The Great Dam of Reality Came Crashing Down

This post is a response to Extra Credits' "Game Addiction" two-parter: Part 1, Part 2.

It seems to me that when most people shake video games, it’s because there’s something that pulls them out. There’s something they care about in the real world, or some concept that they find so compelling it breaks them from their video game compulsion. One fascination to the next.

But what if you don’t have those real-world Great Dams to burst? Nothing compelling to drag you out? I would assume that most people who get compelled into video games are normal people who desire normal things and the video game just seems like a more fun alternative. They block the outside world so that you don’t see how sour things are going in the world around you and they provide greater indulgences and stimulation. The stimulation is likely the reason high-schoolers are often compelled to play video games: there’s no positive reinforcement for them in high school social scene, so kids go online where they’re told that they’re cool, or can at least convince themselves or others that they’re cool by doing shiny things. But a person who is asocial or antisocial and doesn’t respond well or at all to peer support is likely to get sucked into games and then not have any outside influence to pull them back out.

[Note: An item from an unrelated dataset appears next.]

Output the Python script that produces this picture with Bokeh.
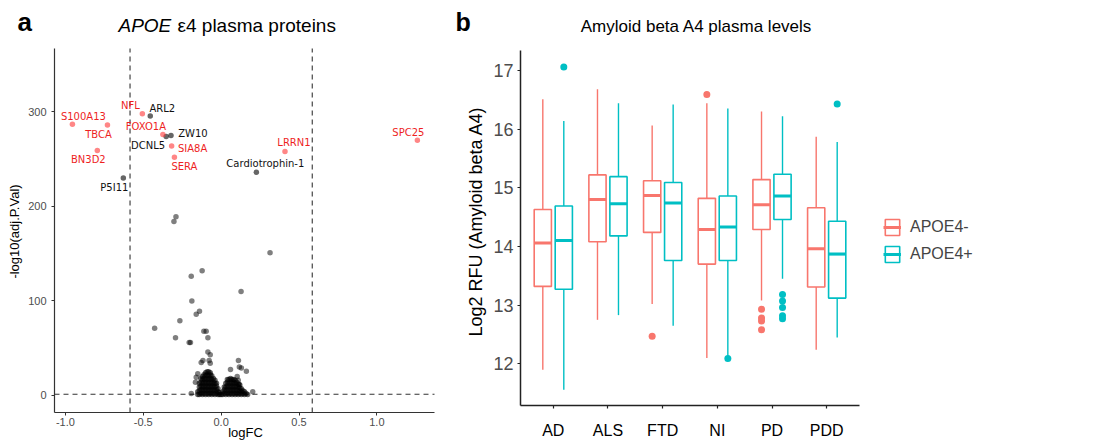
import math
from bokeh.plotting import figure
from bokeh.models import (ColumnDataSource, Label, Legend, LegendItem,
                          FixedTicker, Range1d, NumeralTickFormatter)
from bokeh.layouts import row
from bokeh.embed import file_html
from bokeh.resources import INLINE
from bokeh.core.properties import value

# ---------------- Panel a data (volcano) ----------------
FC_CUT = 0.585   # log2(1.5)
P_CUT = 1.301    # -log10(0.05)

lab_gene = ["S100A13", "TBCA", "BN3D2", "NFL", "FOXO1A", "SIA8A", "SERA", "LRRN1", "SPC25",
            "ARL2", "ZW10", "DCNL5", "P5I11", "Cardiotrophin-1"]
lab_logfc = [-0.955, -0.730, -0.795, -0.506, -0.374, -0.318, -0.300, 0.410, 1.260,
             -0.455, -0.322, -0.353, -0.628, 0.226]
lab_nlp = [287, 286, 259, 298, 276, 264, 252, 258, 270,
           295.5, 275, 274, 230, 236]
lab_red = [True, True, True, True, True, True, True, True, True,
           False, False, False, False, False]
# label nudges (screen px, like ggrepel output)
lab_dx = [11, -9, -9, -12, -17, 21, 10, 9, -9, 12, 22, -18, -9, 9]
lab_dy = [-8, 9, 9, -8, -8, 3, 9, -9, -8, -8, -2, 9, 9, -9]

mid_logfc = [-0.290, -0.303, 0.314, -0.122, -0.192, 0.128, -0.188, -0.139, -0.160, -0.427,
             -0.265, -0.293, -0.205, -0.197, -0.111, -0.096, -0.085, -0.085, -0.070, -0.128,
             -0.117, -0.077, -0.070, 0.111, 0.117, 0.130, 0.060, 0.162, 0.203, -0.192,
             -0.150, -0.160, -0.165, 0.103, 0.110, 0.115]
mid_nlp = [189, 184, 151, 132, 126, 110, 100, 89, 86, 71,
           79, 61, 56, 56, 68, 68, 61, 46, 43, 35,
           37, 37, 34, 37, 30, 29, 27.5, 25.7, 4, 2,
           23, 19.4, 14, 20, 16, 12]

blob_logfc = [
    -0.15, -0.15,
    -0.14, -0.14, -0.14, -0.14,
    -0.13, -0.13, -0.13, -0.13, -0.13,
    -0.12, -0.12, -0.12, -0.12, -0.12, -0.12,
    -0.11, -0.11, -0.11, -0.11, -0.11, -0.11,
    -0.10, -0.10, -0.10, -0.10, -0.10, -0.10, -0.10,
    -0.09, -0.09, -0.09, -0.09, -0.09, -0.09, -0.09,
    -0.08, -0.08, -0.08, -0.08, -0.08, -0.08, -0.08,
    -0.07, -0.07, -0.07, -0.07, -0.07, -0.07, -0.07,
    -0.06, -0.06, -0.06, -0.06, -0.06, -0.06,
    -0.05, -0.05, -0.05, -0.05, -0.05,
    -0.04, -0.04, -0.04, -0.04, -0.04,
    -0.03, -0.03, -0.03, -0.03,
    -0.02, -0.02, -0.02,
    -0.01, -0.01,
    0.00,
    0.01, 0.01,
    0.02, 0.02, 0.02,
    0.03, 0.03, 0.03, 0.03,
    0.04, 0.04, 0.04, 0.04, 0.04,
    0.05, 0.05, 0.05, 0.05, 0.05,
    0.06, 0.06, 0.06, 0.06, 0.06,
    0.07, 0.07, 0.07, 0.07, 0.07,
    0.08, 0.08, 0.08, 0.08, 0.08,
    0.09, 0.09, 0.09, 0.09, 0.09,
    0.10, 0.10, 0.10, 0.10,
    0.11, 0.11, 0.11, 0.11,
    0.12, 0.12, 0.12, 0.12,
    0.13, 0.13, 0.13,
    0.14, 0.14,
    0.15, 0.15,
    0.16,
    0.17,
]
blob_nlp = [
    1, 4,
    1, 5, 9, 13,
    2, 6, 10, 14, 18,
    1, 5, 9, 13, 17, 20,
    2, 6, 10, 14, 18, 22,
    1, 5, 9, 13, 17, 21, 24,
    2, 6, 10, 14, 18, 22, 25,
    1, 5, 9, 13, 17, 21, 25,
    2, 6, 10, 14, 18, 22, 24,
    1, 5, 9, 13, 17, 21,
    2, 6, 10, 14, 18,
    1, 5, 9, 13, 16,
    2, 6, 10, 13,
    1, 4, 7,
    1, 3,
    1,
    1, 4,
    2, 6, 9,
    1, 5, 9, 13,
    2, 6, 10, 14, 17,
    1, 5, 9, 13, 17,
    2, 6, 10, 14, 18,
    1, 5, 9, 13, 17,
    2, 6, 10, 14, 17,
    1, 5, 9, 13, 16,
    2, 6, 10, 14,
    1, 5, 9, 12,
    2, 5, 8, 11,
    1, 4, 7,
    2, 5,
    1, 4,
    2,
    1,
]
xa_ticks = [-1.0, -0.5, 0.0, 0.5, 1.0]
ya_ticks = [0, 100, 200, 300]
XA = (-1.07, 1.37)    # axis limits panel a
YA = (-18, 367)

# ---------------- Panel b data (boxplots) ----------------
groups = ["AD", "ALS", "FTD", "NI", "PD", "PDD"]
neg_lo = [11.90, 12.75, 13.02, 12.10, 13.08, 12.24]
neg_q1 = [13.32, 14.08, 14.24, 13.70, 14.29, 13.31]
neg_med = [14.06, 14.80, 14.87, 14.29, 14.71, 13.96]
neg_q3 = [14.63, 15.22, 15.12, 14.82, 15.14, 14.66]
neg_hi = [16.51, 16.68, 16.06, 16.44, 16.30, 15.87]
pos_lo = [11.56, 12.83, 12.65, 12.13, 13.45, 12.45]
pos_q1 = [13.27, 14.18, 13.76, 13.76, 14.46, 13.12]
pos_med = [14.10, 14.73, 14.74, 14.33, 14.86, 13.87]
pos_q3 = [14.69, 15.19, 15.09, 14.86, 15.23, 14.43]
pos_hi = [16.14, 16.44, 16.42, 16.35, 16.22, 15.78]
neg_out_group = ["FTD", "NI", "PD", "PD", "PD", "PD"]
neg_out_val = [12.47, 16.59, 12.93, 12.78, 12.73, 12.58]
pos_out_group = ["AD", "NI", "PD", "PD", "PD", "PD", "PD", "PDD"]
pos_out_val = [17.06, 12.09, 13.18, 13.07, 12.96, 12.82, 12.77, 16.43]
yb_ticks = [12, 13, 14, 15, 16, 17]
XB = (0.4, 6.6)       # axis limits panel b
YB = (11.29, 17.34)

# ---------------- styles ----------------
RED_PT = "#FF3B3B"
RED_TXT = "#EE1F1F"
NEG_C = "#F8766D"
POS_C = "#00BFC4"
SANS = "Liberation Sans"
H = 441


def make_fig(width, box, xlim, ylim):
    """Figure whose frame fills the canvas; box = plot area (left, top, right, bottom) px."""
    l, t, r, b = box
    kx = (r - l) / (xlim[1] - xlim[0])
    ky = (b - t) / (ylim[1] - ylim[0])
    xr = Range1d(xlim[0] - l / kx, xlim[0] + (width - l) / kx)
    yr = Range1d(ylim[0] - (H - b) / ky, ylim[1] + t / ky)
    p = figure(width=width, height=H, x_range=xr, y_range=yr, output_backend="svg",
               toolbar_location=None, min_border=0, min_border_left=0, min_border_right=0,
               min_border_top=0, min_border_bottom=0)
    p.title.visible = False
    p.grid.visible = False
    p.outline_line_color = None
    p.background_fill_color = "white"
    p.border_fill_color = "white"
    p.xaxis.fixed_location = ylim[0]
    p.yaxis.fixed_location = xlim[0]
    p.xaxis.bounds = xlim
    p.yaxis.bounds = ylim

    def px2x(px):
        return xlim[0] + (px - l) / kx

    def py2y(py):
        return ylim[0] + (b - py) / ky
    return p, px2x, py2y


def add_label(p, x, y, text, size, style="normal", align="left", angle=0.0, color="black"):
    p.add_layout(Label(x=x, y=y, text=text, text_font=SANS, text_font_size=size,
                       text_font_style=style, text_color=color, text_align=align,
                       text_baseline="middle", angle=angle))


# ---------------- Panel a ----------------
A_W = 454
pa, ax, ay = make_fig(A_W, (54, 48, 434, 412), XA, YA)
for axis in (pa.xaxis, pa.yaxis):
    axis.axis_line_color = "#333333"
    axis.axis_line_width = 1.2
    axis.major_tick_line_color = "#333333"
    axis.major_tick_in = 0
    axis.major_tick_out = 3
    axis.minor_tick_line_color = None
    axis.major_label_text_font = SANS
    axis.major_label_text_font_size = "11px"
    axis.major_label_text_color = "#4D4D4D"
pa.xaxis.ticker = FixedTicker(ticks=xa_ticks)
pa.xaxis.formatter = NumeralTickFormatter(format="0.0")
pa.xaxis.major_label_standoff = 2
pa.yaxis.ticker = FixedTicker(ticks=ya_ticks)
pa.yaxis.major_label_standoff = 5

# threshold lines (within axis limits)
pa.segment([-FC_CUT, FC_CUT, XA[0]], [YA[0], YA[0], P_CUT], [-FC_CUT, FC_CUT, XA[1]],
           [YA[1], YA[1], P_CUT], line_color="#333333", line_width=1.1, line_dash="5 4")

pa.scatter(blob_logfc, blob_nlp, size=5.5, fill_color="black", fill_alpha=0.6, line_color=None)
pa.scatter(mid_logfc, mid_nlp, size=5.5, fill_color="black", fill_alpha=0.5, line_color=None)


def subset(flag):
    keep = [r == flag for r in lab_red]
    return ColumnDataSource(dict(
        x=[v for v, k in zip(lab_logfc, keep) if k],
        y=[v for v, k in zip(lab_nlp, keep) if k],
        t=[v for v, k in zip(lab_gene, keep) if k],
        dx=[v for v, k in zip(lab_dx, keep) if k],
        dy=[v for v, k in zip(lab_dy, keep) if k]))


red_src = subset(True)
gry_src = subset(False)
pa.scatter("x", "y", source=gry_src, size=5.5, fill_color="black", fill_alpha=0.6, line_color=None)
pa.scatter("x", "y", source=red_src, size=5.5, fill_color=RED_PT, fill_alpha=0.62, line_color=None)
pa.text("x", "y", text="t", source=gry_src, x_offset="dx", y_offset="dy",
        text_font=value("DejaVu Sans"), text_font_size="10px", text_color="#111111",
        text_align="center", text_baseline="middle")
pa.text("x", "y", text="t", source=red_src, x_offset="dx", y_offset="dy",
        text_font=value("DejaVu Sans"), text_font_size="10px", text_color=RED_TXT,
        text_align="center", text_baseline="middle")

add_label(pa, ax(17), ay(21), "a", "26px", style="bold")
add_label(pa, ax(118), ay(25), "APOE", "19px", style="italic")
add_label(pa, ax(177), ay(25), "\u03b54 plasma proteins", "19px")
add_label(pa, ax(14), ay(231), "-log10(adj.P.Val)", "13px", align="center", angle=math.pi / 2)
add_label(pa, ax(245), ay(432), "logFC", "13px", align="center")

# ---------------- Panel b ----------------
B_W = 638
OX = 454  # panel b starts at this page x
pb, bx, by = make_fig(B_W, (520 - OX, 50, 859 - OX, 405), XB, YB)
DODGE = 0.192
BOX_W = 0.315
for axis in (pb.xaxis, pb.yaxis):
    axis.axis_line_color = "#222222"
    axis.axis_line_width = 1.5
    axis.major_tick_line_color = "#222222"
    axis.major_tick_line_width = 1.2
    axis.major_tick_in = 0
    axis.major_tick_out = 3
    axis.minor_tick_line_color = None
    axis.major_label_text_font = SANS
pb.xaxis.ticker = FixedTicker(ticks=list(range(1, len(groups) + 1)))
pb.xaxis.major_label_overrides = {i + 1: g for i, g in enumerate(groups)}
pb.xaxis.major_label_text_font_size = "16px"
pb.xaxis.major_label_text_color = "black"
pb.xaxis.major_label_standoff = 13
pb.yaxis.ticker = FixedTicker(ticks=yb_ticks)
pb.yaxis.major_label_text_font_size = "18px"
pb.yaxis.major_label_text_color = "#4D4D4D"
pb.yaxis.major_label_standoff = 4


def draw_boxes(off, lo, q1, med, q3, hi, color):
    xs = [i + 1 + off for i in range(len(groups))]
    src = ColumnDataSource(dict(x=xs, lo=lo, q1=q1, med=med, q3=q3, hi=hi,
                                xl=[x - BOX_W / 2 for x in xs], xr=[x + BOX_W / 2 for x in xs]))
    pb.segment("x", "q3", "x", "hi", source=src, line_color=color, line_width=1.4)
    pb.segment("x", "q1", "x", "lo", source=src, line_color=color, line_width=1.4)
    rb = pb.vbar(x="x", width=BOX_W, top="q3", bottom="q1", source=src, fill_color="white",
                 line_color=color, line_width=1.6)
    rm = pb.segment("xl", "med", "xr", "med", source=src, line_color=color, line_width=3)
    return rb, rm


rb_neg, rm_neg = draw_boxes(-DODGE, neg_lo, neg_q1, neg_med, neg_q3, neg_hi, NEG_C)
rb_pos, rm_pos = draw_boxes(DODGE, pos_lo, pos_q1, pos_med, pos_q3, pos_hi, POS_C)
pb.scatter([groups.index(g) + 1 - DODGE for g in neg_out_group], neg_out_val, size=7,
           fill_color=NEG_C, line_color=None)
pb.scatter([groups.index(g) + 1 + DODGE for g in pos_out_group], pos_out_val, size=7,
           fill_color=POS_C, line_color=None)

legend = Legend(items=[LegendItem(label="APOE4-", renderers=[rb_neg, rm_neg]),
                       LegendItem(label="APOE4+", renderers=[rb_pos, rm_pos])],
                location=(883 - OX, H - 264), border_line_color=None,
                background_fill_alpha=0, label_text_font=SANS, label_text_font_size="16px",
                glyph_width=18, glyph_height=20, spacing=7, padding=0, margin=0,
                label_standoff=9)
pb.add_layout(legend)

add_label(pb, bx(455 - OX), by(21), "b", "25px", style="bold")
add_label(pb, bx(696 - OX), by(26), "Amyloid beta A4 plasma levels", "17px", align="center")
add_label(pb, bx(475 - OX), by(221), "Log2 RFU (Amyloid beta A4)", "18px", align="center",
          angle=math.pi / 2)

layout = row(pa, pb)
open("out.html", "w").write(file_html(layout, INLINE))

A person can be coerced (by therapist or family/friend) to give the real world a shot, but that person must WANT that real life in order to keep it. A person who suffers any mental illness, even an unnamed one where they simply don’t want their life (or is that called depression?) can’t be convinced to try to come back. Also, person who don’t have any TRUST in those around them (especially not some unknown therapist who clearly has a personal agenda). If someone really doesn’t want to come back, they’ll deliberately sabotage what appears to be honest attempts to get back on track.

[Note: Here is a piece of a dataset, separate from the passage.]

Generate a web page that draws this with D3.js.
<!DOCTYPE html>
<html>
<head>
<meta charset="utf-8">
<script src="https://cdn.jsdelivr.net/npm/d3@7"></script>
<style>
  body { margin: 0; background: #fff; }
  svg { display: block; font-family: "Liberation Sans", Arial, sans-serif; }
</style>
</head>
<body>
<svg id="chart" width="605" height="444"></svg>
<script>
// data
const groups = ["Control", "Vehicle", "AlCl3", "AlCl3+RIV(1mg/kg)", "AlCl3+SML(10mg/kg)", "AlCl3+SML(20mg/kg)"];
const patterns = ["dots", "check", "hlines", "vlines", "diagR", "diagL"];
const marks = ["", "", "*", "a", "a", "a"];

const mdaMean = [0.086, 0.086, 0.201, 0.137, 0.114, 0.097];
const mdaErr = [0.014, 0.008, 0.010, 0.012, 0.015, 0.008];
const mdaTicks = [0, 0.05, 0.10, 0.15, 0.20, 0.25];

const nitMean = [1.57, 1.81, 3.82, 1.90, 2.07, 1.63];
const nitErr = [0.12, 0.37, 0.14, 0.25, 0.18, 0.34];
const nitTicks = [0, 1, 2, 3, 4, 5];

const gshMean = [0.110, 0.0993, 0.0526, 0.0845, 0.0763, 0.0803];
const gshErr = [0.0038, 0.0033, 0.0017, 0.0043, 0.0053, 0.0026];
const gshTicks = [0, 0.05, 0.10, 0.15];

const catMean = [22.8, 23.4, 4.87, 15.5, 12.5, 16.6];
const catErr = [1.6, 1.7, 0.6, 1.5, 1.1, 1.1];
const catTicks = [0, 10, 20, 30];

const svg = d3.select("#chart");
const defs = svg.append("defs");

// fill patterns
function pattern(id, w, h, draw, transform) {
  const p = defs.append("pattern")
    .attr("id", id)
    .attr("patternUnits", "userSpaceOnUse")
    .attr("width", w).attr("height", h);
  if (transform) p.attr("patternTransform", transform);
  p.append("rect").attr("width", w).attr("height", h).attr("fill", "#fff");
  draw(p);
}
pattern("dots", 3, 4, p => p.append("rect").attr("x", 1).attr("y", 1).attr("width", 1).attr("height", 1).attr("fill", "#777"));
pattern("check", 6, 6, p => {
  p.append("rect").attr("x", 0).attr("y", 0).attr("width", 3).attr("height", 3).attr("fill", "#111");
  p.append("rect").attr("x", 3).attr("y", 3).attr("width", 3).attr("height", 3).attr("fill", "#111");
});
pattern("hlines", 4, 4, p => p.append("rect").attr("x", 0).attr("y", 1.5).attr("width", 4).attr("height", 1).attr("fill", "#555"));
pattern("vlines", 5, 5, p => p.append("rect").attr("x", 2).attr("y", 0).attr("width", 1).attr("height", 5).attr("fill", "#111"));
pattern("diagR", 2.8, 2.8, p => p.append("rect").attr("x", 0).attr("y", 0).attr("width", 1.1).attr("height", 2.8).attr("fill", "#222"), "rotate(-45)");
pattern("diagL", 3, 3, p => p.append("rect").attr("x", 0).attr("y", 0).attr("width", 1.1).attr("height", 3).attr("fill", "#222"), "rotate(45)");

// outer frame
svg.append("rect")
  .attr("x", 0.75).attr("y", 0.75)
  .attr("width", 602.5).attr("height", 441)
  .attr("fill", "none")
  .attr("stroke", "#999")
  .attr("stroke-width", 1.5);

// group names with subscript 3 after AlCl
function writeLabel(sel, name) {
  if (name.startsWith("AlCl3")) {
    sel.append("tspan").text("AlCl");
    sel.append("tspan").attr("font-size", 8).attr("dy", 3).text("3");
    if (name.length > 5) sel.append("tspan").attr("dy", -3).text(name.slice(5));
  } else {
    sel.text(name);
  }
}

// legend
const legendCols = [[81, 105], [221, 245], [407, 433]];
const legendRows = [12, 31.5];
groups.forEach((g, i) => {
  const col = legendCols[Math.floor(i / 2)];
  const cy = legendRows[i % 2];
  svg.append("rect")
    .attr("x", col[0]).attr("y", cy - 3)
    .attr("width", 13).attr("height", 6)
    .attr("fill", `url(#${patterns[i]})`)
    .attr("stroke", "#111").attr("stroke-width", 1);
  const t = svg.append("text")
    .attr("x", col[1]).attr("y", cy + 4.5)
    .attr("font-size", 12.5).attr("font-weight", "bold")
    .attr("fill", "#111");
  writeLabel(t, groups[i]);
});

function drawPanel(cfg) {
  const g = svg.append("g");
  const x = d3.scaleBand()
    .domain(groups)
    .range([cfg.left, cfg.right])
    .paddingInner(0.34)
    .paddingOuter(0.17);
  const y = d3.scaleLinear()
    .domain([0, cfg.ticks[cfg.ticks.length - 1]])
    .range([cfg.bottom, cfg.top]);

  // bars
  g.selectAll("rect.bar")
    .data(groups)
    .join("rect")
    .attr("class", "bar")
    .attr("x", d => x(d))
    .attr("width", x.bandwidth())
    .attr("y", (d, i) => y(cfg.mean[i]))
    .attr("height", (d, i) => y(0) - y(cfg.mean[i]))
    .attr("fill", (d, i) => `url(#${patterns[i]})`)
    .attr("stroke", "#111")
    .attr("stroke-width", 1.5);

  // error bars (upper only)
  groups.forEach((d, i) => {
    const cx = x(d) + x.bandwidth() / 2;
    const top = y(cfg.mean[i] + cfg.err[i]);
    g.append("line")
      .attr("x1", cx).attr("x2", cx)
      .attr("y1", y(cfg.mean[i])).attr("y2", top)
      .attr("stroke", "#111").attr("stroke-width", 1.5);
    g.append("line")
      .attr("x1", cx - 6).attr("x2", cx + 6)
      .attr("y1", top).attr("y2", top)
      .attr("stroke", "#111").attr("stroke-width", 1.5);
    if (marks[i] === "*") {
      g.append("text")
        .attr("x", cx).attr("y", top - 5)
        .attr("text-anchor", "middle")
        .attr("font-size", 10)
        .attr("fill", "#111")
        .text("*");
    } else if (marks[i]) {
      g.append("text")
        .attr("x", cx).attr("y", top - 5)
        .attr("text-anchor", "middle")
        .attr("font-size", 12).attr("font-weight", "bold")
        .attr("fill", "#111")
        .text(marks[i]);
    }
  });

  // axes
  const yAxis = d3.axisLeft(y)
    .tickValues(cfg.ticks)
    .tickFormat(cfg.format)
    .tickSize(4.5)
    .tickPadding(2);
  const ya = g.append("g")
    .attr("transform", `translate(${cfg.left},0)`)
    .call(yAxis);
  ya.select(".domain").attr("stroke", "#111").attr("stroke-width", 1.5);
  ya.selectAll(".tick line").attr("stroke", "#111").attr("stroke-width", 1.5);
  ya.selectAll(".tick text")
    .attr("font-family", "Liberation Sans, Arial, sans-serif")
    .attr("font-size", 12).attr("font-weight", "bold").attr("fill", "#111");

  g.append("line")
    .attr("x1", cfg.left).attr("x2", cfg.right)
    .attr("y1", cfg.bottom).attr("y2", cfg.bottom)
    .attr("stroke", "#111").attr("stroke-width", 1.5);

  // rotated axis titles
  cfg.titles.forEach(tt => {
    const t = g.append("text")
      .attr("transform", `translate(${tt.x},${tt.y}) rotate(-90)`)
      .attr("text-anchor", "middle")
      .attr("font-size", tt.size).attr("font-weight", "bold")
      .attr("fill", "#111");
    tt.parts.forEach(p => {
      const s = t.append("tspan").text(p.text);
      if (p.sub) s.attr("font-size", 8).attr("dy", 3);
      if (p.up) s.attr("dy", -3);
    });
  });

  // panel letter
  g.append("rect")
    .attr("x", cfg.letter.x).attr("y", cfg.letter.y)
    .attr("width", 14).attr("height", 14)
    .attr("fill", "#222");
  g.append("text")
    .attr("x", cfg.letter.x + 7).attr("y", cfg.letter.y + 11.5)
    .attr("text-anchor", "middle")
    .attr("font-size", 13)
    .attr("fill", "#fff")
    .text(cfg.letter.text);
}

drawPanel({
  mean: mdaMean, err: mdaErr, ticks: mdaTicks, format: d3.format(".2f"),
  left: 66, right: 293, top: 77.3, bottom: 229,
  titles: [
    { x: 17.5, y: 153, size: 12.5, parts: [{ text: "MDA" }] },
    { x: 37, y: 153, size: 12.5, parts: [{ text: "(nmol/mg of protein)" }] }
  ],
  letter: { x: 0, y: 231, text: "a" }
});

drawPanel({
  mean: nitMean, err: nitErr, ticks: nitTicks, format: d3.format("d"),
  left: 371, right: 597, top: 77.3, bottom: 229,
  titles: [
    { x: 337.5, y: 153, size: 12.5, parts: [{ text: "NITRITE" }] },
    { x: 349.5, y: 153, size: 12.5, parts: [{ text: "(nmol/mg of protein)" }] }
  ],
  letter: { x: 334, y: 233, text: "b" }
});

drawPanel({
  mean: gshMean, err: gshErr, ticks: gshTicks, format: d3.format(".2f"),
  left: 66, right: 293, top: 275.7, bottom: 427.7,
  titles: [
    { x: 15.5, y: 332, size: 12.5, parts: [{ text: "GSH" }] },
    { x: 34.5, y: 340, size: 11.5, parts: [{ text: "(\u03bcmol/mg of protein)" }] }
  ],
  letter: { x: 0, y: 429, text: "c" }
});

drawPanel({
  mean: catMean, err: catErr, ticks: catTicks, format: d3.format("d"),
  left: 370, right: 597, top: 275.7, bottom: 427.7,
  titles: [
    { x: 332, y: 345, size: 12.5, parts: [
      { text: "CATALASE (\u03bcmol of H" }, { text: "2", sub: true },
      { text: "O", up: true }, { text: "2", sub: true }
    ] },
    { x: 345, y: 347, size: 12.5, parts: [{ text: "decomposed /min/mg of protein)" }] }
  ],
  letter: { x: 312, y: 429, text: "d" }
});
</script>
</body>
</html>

A person who REALLY wants to kill his or herself, doesn’t go around telling everyone they’re going to do it (unless they are actually, definitively stupid). Telling people increases the chance of intervention and failure of suicide. That kind of person just wants the ATTENTION that a suicide threat brings, to be treated in that special way (or any way at all, for the very socially deprived), or to be pulled back, to be ‘cured.’ That person who really wants his or herself dead also doesn’t try to do it in a silly, unlikely way (though again, it’s hard to know which ways of killing oneself have the highest success rate, and it’s subject to personal tolerance for pain and suffering, and the factor of what happens to be convenient to do it with). It’s said that there are more successful male suicides than females. Girls tend to choose less lethal methods. It’s been speculated that this is because girls more often don’t actually want to die, they just want the attention, the kind of conversation that they hear when people talk about suicide victims. (“Hey, did you hear about Cindy? Wow, I feel really bad for her. I didn’t know she would go and do that.” And then the tip-toeing of the family and the nice gestures until she’s out of the ‘danger zone.’)

I, personally, don’t see any real solutions to help the people who honestly say that they don’t want to live outside of video games.

End notes: When you are comparing RL vs. online, you shouldn’t be comparing the worst RL experience with the best online experience and instantly judge that video games are setting the bar of personal joy too high. It’s also not as simple as comparing the best vs. the best. Comparing has to be done with detailed economics. Factors like the cost of joy, the amount of joy when it comes, frequency of joy, gap of time between completion of an activity and the joy of completion.